Pochi giorni fa, in una masseria pugliese, si è svolta una cerimonia-evento. Lo stesso conduttore che venti anni prima aveva presentato il contratto con gli italiani col quale si era aperta la stagione berlusconiana, ha officiato il rito del passaggio del testimone con una intervista programmatica alla Presidente del Consiglio, investendola così della guida della nuova stagione politica.

Gli eventi sono precipitati oltre ogni previsione. Adesso, dopo i giorni sospesi di una tragedia umana e di emozioni forti e di massa, si impone il ritorno alla politica. Ci sarà forse qualche fibrillazione intorno ai resti del corpo elettorale di Forza Italia e qualche frizione ai confini tra Lega e FdI, ma si tratterà di cronaca.

Il centro destra riparte da una solidità conquistata. Si é ristrutturato, ha nuovi equilibri interni, una guida ambiziosa e forgiata nelle nuove tecniche di campagna elettorale permanente, che conta su solidi consiglieri del passato e che, sfruttando la posizione di governo, sta tessendo una tela di relazioni internazionali.

Quindi una destra con l’ambizione di un disegno strategico, l’ossessione tutta nostalgica di una egemonia culturale e che, pur di inserirsi nei processi di ridefinizione in corso in Europa, è disposta a svolgere tutte le parti in commedia.

Tra questo scenario e quanto appare sul fronte dell’opposizione progressista sembra esserci uno scarto enorme: un processo complesso e quasi compiuto da un lato, solo ”lavori in corso” dall’altro.

Ma è veramente così? E chi ha detto che processi di questa portata debbano procedere in parallelo e con le stesse modalità?

Pur orrendo un rischio notevole, azzardo una provocazione: non sarà che una ristrutturazione è in atto anche sul fronte progressista e che non la vediamo perché non corrisponde ai nostri sogni e alle nostre speranze?

Proviamo a farci una domanda: e se l’assetto attuale, con un Pd rinnovato nella leadership di Schlein, con il ritorno in famiglia di Bersani ed art.1, con un M5s che cerca di mettere nuove radici nei territori e di darsi una nuova identità postgrillina, e con, a sinistra, una alleanza Verdi- Sinistra Italiana piccola ma tenacemente resiliente, se questo insieme di componenti in cammino fosse l’impalcatura possibile del campo progressista oggi?

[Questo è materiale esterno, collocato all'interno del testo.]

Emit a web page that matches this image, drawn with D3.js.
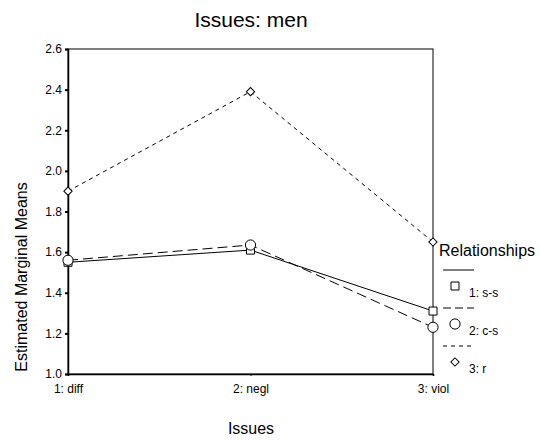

Ancor meglio. Se, invece di considerarci in competizione permanente, accettassimo l’idea che in questa fase storica è molto difficile che possa esserci una grande forza di sinistra, progressista e radicale, ambientalista e dei diritti ed accettassimo di con-vivere dentro un senso di appartenenza ad un campo progressista che voglia contrastare intanto il nuovo identitarismo del campo conservatore, assumere i temi del futuro della terra e del clima, della giustizia sociale e distributiva, della qualità della vita, dei futuro dei giovani e delle donne, della solidarietà, della pace tra i popoli e dell’accoglienza?

Insomma, ma siamo proprio sicuri che su questi grandi temi non ci sia nel nostro campo una visione più forte e più alta dello squallore della lotta permanente per contenderci i pochi spazi che ci sono rimasti ed i pochi consensi residui?

E, se così fosse, non potremmo pensare che già questo sarebbe tanto per affrontare a testa alta una destra che ha vinto su un piano quantitativo ridotto dall’astensione e della tattica elettorale, ma che al di la delle urla e delle capacità recitative parla di egemonia culturale, ma vive solo di violenza verbale e spartizioni di fette di potere?

In certi momenti vedendo partecipazioni di massa come al Pride, o donne come Anna Falcone, Elly Schlein, Elisabetta Piccolotti, Chiara Appendino, Donatella Di Cesare, Nadia Urbinati e giovani del sindacato e dei movimenti vien da pensare: ma siamo proprio messi così male? E se da domani tornassimo alla politica con la convinzione che una fase si è chiusa ed una nuova si può aprire?